● **Do this**
Return, without pictures, the lines from the start of the data through the one that contains "3.82, 3.97, 4.05];".

● **Dataset section**

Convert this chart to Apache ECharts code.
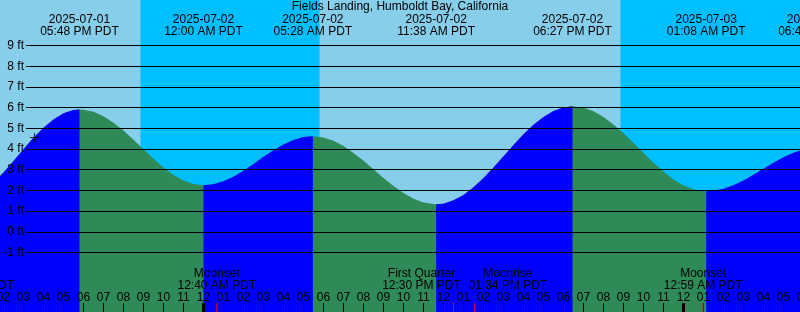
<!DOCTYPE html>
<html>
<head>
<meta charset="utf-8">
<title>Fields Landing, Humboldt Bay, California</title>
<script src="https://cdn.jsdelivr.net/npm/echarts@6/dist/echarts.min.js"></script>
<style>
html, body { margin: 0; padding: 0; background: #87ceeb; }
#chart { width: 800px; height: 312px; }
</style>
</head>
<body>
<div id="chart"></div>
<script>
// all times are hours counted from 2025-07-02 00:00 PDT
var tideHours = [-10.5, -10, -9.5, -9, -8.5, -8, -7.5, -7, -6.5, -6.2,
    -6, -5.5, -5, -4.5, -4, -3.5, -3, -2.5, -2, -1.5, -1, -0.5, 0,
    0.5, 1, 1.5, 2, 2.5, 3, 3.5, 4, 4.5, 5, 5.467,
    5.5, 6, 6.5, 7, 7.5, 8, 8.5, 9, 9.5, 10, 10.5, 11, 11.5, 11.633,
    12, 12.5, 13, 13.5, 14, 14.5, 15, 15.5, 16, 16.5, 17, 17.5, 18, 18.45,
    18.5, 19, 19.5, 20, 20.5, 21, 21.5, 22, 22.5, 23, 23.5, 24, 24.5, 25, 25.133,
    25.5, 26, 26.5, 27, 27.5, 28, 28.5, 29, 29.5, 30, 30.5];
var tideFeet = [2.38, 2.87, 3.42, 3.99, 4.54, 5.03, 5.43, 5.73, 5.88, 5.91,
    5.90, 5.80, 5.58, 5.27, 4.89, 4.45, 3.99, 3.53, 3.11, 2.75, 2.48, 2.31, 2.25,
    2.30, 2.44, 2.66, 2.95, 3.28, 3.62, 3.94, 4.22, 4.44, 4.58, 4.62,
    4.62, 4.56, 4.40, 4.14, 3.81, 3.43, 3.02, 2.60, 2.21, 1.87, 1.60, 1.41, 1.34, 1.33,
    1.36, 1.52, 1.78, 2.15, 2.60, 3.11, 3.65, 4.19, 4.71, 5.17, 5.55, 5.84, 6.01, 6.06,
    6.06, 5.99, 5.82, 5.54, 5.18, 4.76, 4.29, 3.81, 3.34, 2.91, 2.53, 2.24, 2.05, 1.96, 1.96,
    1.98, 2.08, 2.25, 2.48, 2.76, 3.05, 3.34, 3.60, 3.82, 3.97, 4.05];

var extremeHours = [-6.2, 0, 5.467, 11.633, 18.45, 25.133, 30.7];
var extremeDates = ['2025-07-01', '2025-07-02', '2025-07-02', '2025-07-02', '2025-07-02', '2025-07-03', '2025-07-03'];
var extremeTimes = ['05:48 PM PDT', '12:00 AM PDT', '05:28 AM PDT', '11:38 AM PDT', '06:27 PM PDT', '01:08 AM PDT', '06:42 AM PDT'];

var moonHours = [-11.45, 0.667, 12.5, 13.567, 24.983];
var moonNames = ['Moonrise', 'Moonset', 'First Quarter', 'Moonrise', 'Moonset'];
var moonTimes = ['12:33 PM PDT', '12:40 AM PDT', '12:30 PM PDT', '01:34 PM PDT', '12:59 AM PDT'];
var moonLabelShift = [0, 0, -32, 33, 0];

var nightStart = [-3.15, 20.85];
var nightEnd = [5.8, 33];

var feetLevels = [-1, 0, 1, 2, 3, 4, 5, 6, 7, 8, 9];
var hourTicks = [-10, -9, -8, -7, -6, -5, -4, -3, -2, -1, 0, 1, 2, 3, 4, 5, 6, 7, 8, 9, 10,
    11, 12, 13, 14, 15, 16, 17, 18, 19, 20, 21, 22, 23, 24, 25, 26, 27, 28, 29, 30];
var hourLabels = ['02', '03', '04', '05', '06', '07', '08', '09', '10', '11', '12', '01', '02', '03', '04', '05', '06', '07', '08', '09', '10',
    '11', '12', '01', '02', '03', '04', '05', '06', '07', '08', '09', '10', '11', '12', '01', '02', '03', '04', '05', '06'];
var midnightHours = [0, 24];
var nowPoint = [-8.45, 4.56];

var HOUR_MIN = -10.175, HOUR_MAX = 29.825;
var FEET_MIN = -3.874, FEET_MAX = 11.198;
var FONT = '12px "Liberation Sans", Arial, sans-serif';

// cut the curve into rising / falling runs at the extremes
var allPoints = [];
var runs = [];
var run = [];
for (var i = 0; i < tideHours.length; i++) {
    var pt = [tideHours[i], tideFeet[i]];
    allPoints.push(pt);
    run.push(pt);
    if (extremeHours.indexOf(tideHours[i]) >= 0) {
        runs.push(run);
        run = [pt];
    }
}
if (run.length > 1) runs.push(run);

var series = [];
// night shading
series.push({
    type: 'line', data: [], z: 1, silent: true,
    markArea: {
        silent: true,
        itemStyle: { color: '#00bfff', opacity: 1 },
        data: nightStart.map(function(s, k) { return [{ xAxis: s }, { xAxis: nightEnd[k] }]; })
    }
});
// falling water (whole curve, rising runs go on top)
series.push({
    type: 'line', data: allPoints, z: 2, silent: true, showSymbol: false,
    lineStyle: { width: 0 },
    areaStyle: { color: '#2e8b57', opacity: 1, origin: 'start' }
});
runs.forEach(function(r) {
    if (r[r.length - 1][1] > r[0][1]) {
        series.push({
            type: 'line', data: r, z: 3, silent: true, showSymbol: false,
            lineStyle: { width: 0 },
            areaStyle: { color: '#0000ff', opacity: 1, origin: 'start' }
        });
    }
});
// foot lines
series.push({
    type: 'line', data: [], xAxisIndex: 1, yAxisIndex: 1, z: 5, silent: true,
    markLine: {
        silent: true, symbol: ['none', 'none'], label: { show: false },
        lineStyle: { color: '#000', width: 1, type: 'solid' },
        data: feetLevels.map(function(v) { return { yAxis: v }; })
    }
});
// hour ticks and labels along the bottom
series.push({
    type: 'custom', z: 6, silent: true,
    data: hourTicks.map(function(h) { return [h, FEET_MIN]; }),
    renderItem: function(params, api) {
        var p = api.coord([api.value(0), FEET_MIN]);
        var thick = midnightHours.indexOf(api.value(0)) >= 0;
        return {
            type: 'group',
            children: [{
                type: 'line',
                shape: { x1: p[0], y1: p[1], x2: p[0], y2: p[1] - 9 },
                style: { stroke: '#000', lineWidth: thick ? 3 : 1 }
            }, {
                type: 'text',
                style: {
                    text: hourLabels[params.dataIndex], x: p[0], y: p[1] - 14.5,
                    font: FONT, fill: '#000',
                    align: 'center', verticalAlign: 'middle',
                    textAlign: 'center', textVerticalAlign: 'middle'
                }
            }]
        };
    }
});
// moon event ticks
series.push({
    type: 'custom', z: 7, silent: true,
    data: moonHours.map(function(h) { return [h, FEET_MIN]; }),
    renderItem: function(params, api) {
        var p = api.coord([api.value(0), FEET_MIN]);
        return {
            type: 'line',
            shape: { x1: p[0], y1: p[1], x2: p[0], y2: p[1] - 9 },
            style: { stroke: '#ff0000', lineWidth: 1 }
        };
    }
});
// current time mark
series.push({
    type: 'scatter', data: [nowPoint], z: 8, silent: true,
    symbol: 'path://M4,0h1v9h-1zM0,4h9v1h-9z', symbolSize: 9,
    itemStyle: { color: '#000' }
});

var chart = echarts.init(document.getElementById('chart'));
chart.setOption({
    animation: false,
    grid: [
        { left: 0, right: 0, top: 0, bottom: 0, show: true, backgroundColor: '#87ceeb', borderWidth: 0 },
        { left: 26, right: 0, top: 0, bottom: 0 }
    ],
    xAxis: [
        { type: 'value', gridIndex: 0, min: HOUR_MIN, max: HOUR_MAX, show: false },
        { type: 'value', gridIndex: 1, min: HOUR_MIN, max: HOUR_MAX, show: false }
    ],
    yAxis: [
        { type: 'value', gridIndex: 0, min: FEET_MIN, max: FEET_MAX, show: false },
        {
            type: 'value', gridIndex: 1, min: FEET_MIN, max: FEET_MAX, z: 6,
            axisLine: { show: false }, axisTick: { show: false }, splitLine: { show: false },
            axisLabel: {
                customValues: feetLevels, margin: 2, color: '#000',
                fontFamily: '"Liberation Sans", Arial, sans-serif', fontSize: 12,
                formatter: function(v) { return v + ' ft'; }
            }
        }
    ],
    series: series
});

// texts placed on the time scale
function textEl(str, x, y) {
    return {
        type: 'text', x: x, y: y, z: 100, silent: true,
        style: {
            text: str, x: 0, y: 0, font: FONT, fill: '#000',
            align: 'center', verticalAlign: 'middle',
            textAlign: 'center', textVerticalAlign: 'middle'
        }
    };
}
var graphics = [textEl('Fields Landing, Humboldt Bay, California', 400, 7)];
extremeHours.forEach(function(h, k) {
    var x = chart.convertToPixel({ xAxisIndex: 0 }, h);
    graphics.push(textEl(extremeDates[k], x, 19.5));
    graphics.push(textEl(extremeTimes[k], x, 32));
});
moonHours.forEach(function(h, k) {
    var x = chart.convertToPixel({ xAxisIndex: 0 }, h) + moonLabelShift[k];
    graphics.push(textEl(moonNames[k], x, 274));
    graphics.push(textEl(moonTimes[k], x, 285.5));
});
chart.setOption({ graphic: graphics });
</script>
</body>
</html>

● **Response to this task**
Convert this chart to Apache ECharts code.
<!DOCTYPE html>
<html>
<head>
<meta charset="utf-8">
<title>Fields Landing, Humboldt Bay, California</title>
<script src="https://cdn.jsdelivr.net/npm/echarts@6/dist/echarts.min.js"></script>
<style>
html, body { margin: 0; padding: 0; background: #87ceeb; }
#chart { width: 800px; height: 312px; }
</style>
</head>
<body>
<div id="chart"></div>
<script>
// all times are hours counted from 2025-07-02 00:00 PDT
var tideHours = [-10.5, -10, -9.5, -9, -8.5, -8, -7.5, -7, -6.5, -6.2,
    -6, -5.5, -5, -4.5, -4, -3.5, -3, -2.5, -2, -1.5, -1, -0.5, 0,
    0.5, 1, 1.5, 2, 2.5, 3, 3.5, 4, 4.5, 5, 5.467,
    5.5, 6, 6.5, 7, 7.5, 8, 8.5, 9, 9.5, 10, 10.5, 11, 11.5, 11.633,
    12, 12.5, 13, 13.5, 14, 14.5, 15, 15.5, 16, 16.5, 17, 17.5, 18, 18.45,
    18.5, 19, 19.5, 20, 20.5, 21, 21.5, 22, 22.5, 23, 23.5, 24, 24.5, 25, 25.133,
    25.5, 26, 26.5, 27, 27.5, 28, 28.5, 29, 29.5, 30, 30.5];
var tideFeet = [2.38, 2.87, 3.42, 3.99, 4.54, 5.03, 5.43, 5.73, 5.88, 5.91,
    5.90, 5.80, 5.58, 5.27, 4.89, 4.45, 3.99, 3.53, 3.11, 2.75, 2.48, 2.31, 2.25,
    2.30, 2.44, 2.66, 2.95, 3.28, 3.62, 3.94, 4.22, 4.44, 4.58, 4.62,
    4.62, 4.56, 4.40, 4.14, 3.81, 3.43, 3.02, 2.60, 2.21, 1.87, 1.60, 1.41, 1.34, 1.33,
    1.36, 1.52, 1.78, 2.15, 2.60, 3.11, 3.65, 4.19, 4.71, 5.17, 5.55, 5.84, 6.01, 6.06,
    6.06, 5.99, 5.82, 5.54, 5.18, 4.76, 4.29, 3.81, 3.34, 2.91, 2.53, 2.24, 2.05, 1.96, 1.96,
    1.98, 2.08, 2.25, 2.48, 2.76, 3.05, 3.34, 3.60, 3.82, 3.97, 4.05];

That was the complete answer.